(this one is for Sammi)
This morning it was with great delight that I discovered the Google doodle of the day, to mark the 200th anniversary of the Grimm Fairy Tales.
As I am always reminding you, neither the Brothers Grimm, nor Disney, nor any other literary account of these tales are their originators. That credit goes to the female storytellers of the ages, as they would sit around their sewing or their cooking, teaching their own little girls. What they taught them has very little resemblance to the fairy tales you know.
So I find it very interesting to study the delightful Google doodle, as it doesn't keep to the Grimm version, even though it's supposed to be a tribute to it. In the version that the Grimm's transcribed, the story begins with the great love everyone who looked at Red had for her. (Be pretty, my dears). The grandmother's love translates into the beautiful red velvet riding hood she sews for her granddaughter and which the girl never takes off (although it's color and design could be debated for all sorts of sexualized meanings). So when the grandmother falls ill, Red's mother sends her on an errand to take a fresh baked cake and wine to strengthen her, with strict instructions not to stray from the path. Of course, she's a girl, so she does exactly that, on the advice of a wolf, whom mother apparently never thought to warn her about. The wolf is male, naturally.
When he hears about the easy prey of the sick grandmother, his appetite isn't nearly as whetted as looking at the soft, cherub skin of Red. (Did I mention he's a male?) So he makes plans to have both of them and distracts the pretty but naive Red off the path to gather flowers for her grandmother, while he run ahead and gobbles up grandma. Red finally arrives, notes that grandma is rather changed, and gets eaten up herself, the effort of which promptly causes the wolf to fall deeply asleep, snoring. The woodsman (the Good Guy -- but he's got to be a guy, remember) hears the snores and, being an expert, thinks, "That's no grandmother's snore! And goes to their rescue. Now, so far, pretty good on the Google Doodle.
But then it gets hinky. Because the Grimm's transcribe a telling that he performs a very handy C-section on the still sleeping wolf (sound sleeper, that one) and Red and Granny pop out, newly born and only slightly less worse for wear. Red is credited with the idea of filling his open belly with rocks and sewing it back up before he wakes, which curiously doesn't kill him until he tries to run away, at which point gravity kicks in and he collapses, dead. The Google Doodle doesn't want to get its hands that dirty (which is really clean compared to the oral traditions pre-dating Grimm, but more on that in a minute.) Google has the Good Guy woodsman pull granny and Red out by the scarf Granny's been knitting, through the wolf's mouth (vomit!), not killing him, but putting him in jail afterwards.

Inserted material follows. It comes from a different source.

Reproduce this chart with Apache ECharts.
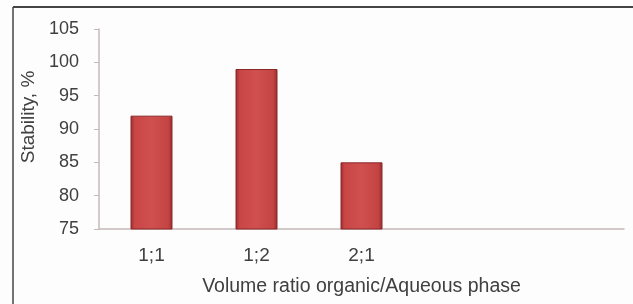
<!DOCTYPE html>
<html>
<head>
<meta charset="utf-8">
<script src="https://cdn.jsdelivr.net/npm/echarts@6/dist/echarts.min.js"></script>
<style>
    html, body { margin: 0; padding: 0; background: #fdfdfd; }
    #chart { width: 633px; height: 304px; }
</style>
</head>
<body>
<div id="chart"></div>
<script>
// volume ratio categories (last two slots are empty in the original)
const ratios = ['1;1', '1;2', '2;1', '', ''];
const stability = [92, 99, 85, null, null];
const yTicks = { min: 75, max: 105, step: 5 };

const textColor = '#404040';
const axisColor = '#c4b8b8';

const chart = echarts.init(document.getElementById('chart'));

const barFill = new echarts.graphic.LinearGradient(0, 0, 1, 0, [
    { offset: 0, color: '#9c2d2d' },
    { offset: 0.1, color: '#c94646' },
    { offset: 0.5, color: '#d04f4f' },
    { offset: 0.9, color: '#c44444' },
    { offset: 1, color: '#962a2a' }
]);

chart.setOption({
    backgroundColor: '#fdfdfd',
    animation: false,
    textStyle: { fontFamily: 'Liberation Sans, Arial, sans-serif' },
    grid: { left: 99, right: 9, top: 29, bottom: 75 },
    xAxis: {
        type: 'category',
        data: ratios,
        name: 'Volume ratio organic/Aqueous phase',
        nameLocation: 'middle',
        nameGap: 48,
        nameTextStyle: { fontSize: 19.5, color: textColor },
        axisLine: { lineStyle: { color: axisColor, width: 1.5 } },
        axisTick: { alignWithLabel: false, length: 4, lineStyle: { color: axisColor } },
        axisLabel: { fontSize: 19, color: textColor, margin: 17 }
    },
    yAxis: {
        type: 'value',
        min: yTicks.min,
        max: yTicks.max,
        interval: yTicks.step,
        name: 'Stability, %',
        nameLocation: 'middle',
        nameGap: 59,
        nameTextStyle: { fontSize: 19, color: textColor, padding: [0, 0, 0, 24] },
        axisLine: { show: true, lineStyle: { color: axisColor, width: 1.5 } },
        axisTick: { show: true, length: 5, lineStyle: { color: axisColor } },
        axisLabel: { fontSize: 18, color: textColor, margin: 20 },
        splitLine: { show: false }
    },
    series: [{
        type: 'bar',
        data: stability,
        barWidth: '40%',
        itemStyle: {
            color: barFill,
            borderColor: '#8a2828',
            borderWidth: 1
        }
    }],
    graphic: [
        { type: 'line', shape: { x1: 13, y1: 7, x2: 633, y2: 7 }, style: { stroke: '#444', lineWidth: 2 } },
        { type: 'line', shape: { x1: 13, y1: 7, x2: 13, y2: 304 }, style: { stroke: '#444', lineWidth: 1.5 } }
    ]
});
</script>
</body>
</html>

And the fatherly Woodsman carries Red home to mama. (I hope.)
So much for a Grimm tribute.
But then, Google is only doing what the Grimm's did in the 19th century, and Charles Perrault, who transcribed the older tale from the French peasants, did before them in the 17th century. You make the story fit your audience. Google doesn't want outraged parents or animal rights activists complaining about their doodle, so no killing.
What's really fun is to try and trace the story back through the versions.
What you'll find is that, if you go back as far as you can, you will discover some very interesting things.
The oldest versions don't have any male in them except the wolf. And Red is her own savior, although there is no saving granny. In fact, the wolf has Red eat her own grandmother unknowingly, before having her undress, throwing one piece of clothing on the fire after the next in a bizarre striptease, before climbing into bed with him. In these versions, the wolf isn't endowed with the appetite of later versions and can't have Red right after granny so she's ordered to climb into bed with him while he waits for the ...ability... to return to him.
She uses the excuse that she has to pee, and he tells her, in his hairy gross man-ness, to pee in the bed, and when she says she has to poop (see? even I am cleaning it up in my own telling!) and he says, just do it in the bed, she complains the smell would be bad and that he should tie a rope around her so he can let her outside to do her business. So, what we've established here, among other things, is that men are gross and stupid and that a savvy girl can let him think she's on his leash when she's not. So she gets out of the rope and gets away.
Sorry, granny. You were old and your time was past. Plus, you tasted terrible. Red, presumably naked and stripped of her red cape forever (thrown on the fire, of course) is in the woods, in the dark, alone, but much wiser and wolf-less.
I have to think the women telling these tales to the little 14th century french girls had a very different view of life, but they still found strength in passing down their wisdom: the power of the woman comes fraught with its own set of dangers, but it is a power than can be wielded for survival, nonetheless. Men came along and changed the tales, so that a man had to do the saving, or, in some versions, those without a male savior, it ended with Red having not heeded the advice of her mother and just getting eaten up.
For our culture's purposes, let's break it down into three truths:
1. Mom is still right.
2. Men can be wolves.
3. You have the power and intelligence to make your own destiny.
And get granny to give you a key to the place.